Adaletsizlikleri ve haksızlıkları ortadan kaldırmaya çalışanların mücadelesi bu. Ve vazgeçmeden sürecek. Güçlü olduğu için haklı olduğuna inananların değil, ezilenlerin, susturulanların, yoksun bırakılanların yanında durup; özgürlükler ve haklar için savaşanların mücadelesi bu, sürecek. Ne güce boyun eğeceğiz, ne hukuksuzluğa. Bugün bizi çıkarları, menfaatleri, koltukları, siyasi gelecekleri, şahsi ihtiyaçları için birbirimize düşürmeye çalışıyorlar. Birbirimizden nefret etmemiz için her türlü haksızlığı, baskıyı, zulmü göze alabilecek kadar bir kötülükle karşı karşıyayız. Demek ki iyilikle kötülüğün mücadelesi sürecek. Ama biz nefret etmek için değil, sevmek için yaratıldık.

"Cesur olmalıyız"

Bu güzel ülkeyi, insanlarını ve bir arada yaşamamızın teminatı olan en değerli şeyi — Cumhuriyetimizi — sevmek ve korumak zorundayız. Cesur olmalıyız, açık konuşmalıyız, hatta yüksek sesle konuşmalıyız. Çünkü yüksek sesle konuşmazsak, o karanlık fısıltıyı, o gerici zihniyeti, karanlık ve kötülüğü yenemeyeceğiz, biliyoruz. Ama yaşadığımız ülke bizleri köşeye sıkıştırmaya çalışırken, bu atmosferin pençesinde kendimizi ifade etmenin gitgide zorlaştığı, özgürlüklerimizin daraldığı, korkuların derinleştiği bu dönemde; geride hâlâ bizden alamayacakları bir şey var: Seçme özgürlüğümüz.

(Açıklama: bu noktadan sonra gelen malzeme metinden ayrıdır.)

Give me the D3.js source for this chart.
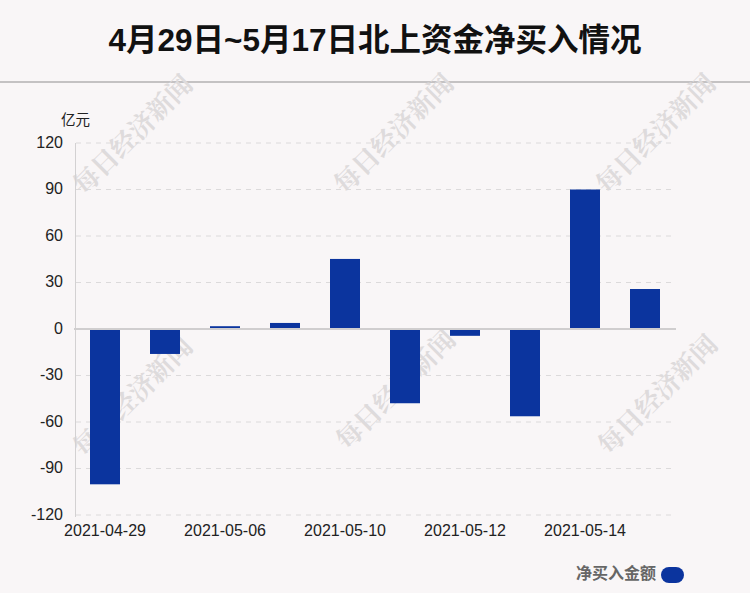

"Bu Cumhuriyet, susanların değil, konuşanların ve yapanların eseridir"

Evet, biz bugün burada korku yerine cesareti, sessizlik yerine sözü, itaat yerine direnişi, umutsuzluk yerine inancı seçiyoruz. Çünkü biliyoruz, kötülük ancak iyiler sustuğunda büyür. Bu Cumhuriyet, susanların değil, konuşanların ve yapanların eseridir. O yüzden biz korkunun değil, cesaretin çocuklarıyız. Mustafa Kemal Atatürk’ün gösterdiği gibi, ‘Hiçbir karanlık ses, inanan bir halkın sesinden güçlü değildir’ Bunu kimse unutmasın.”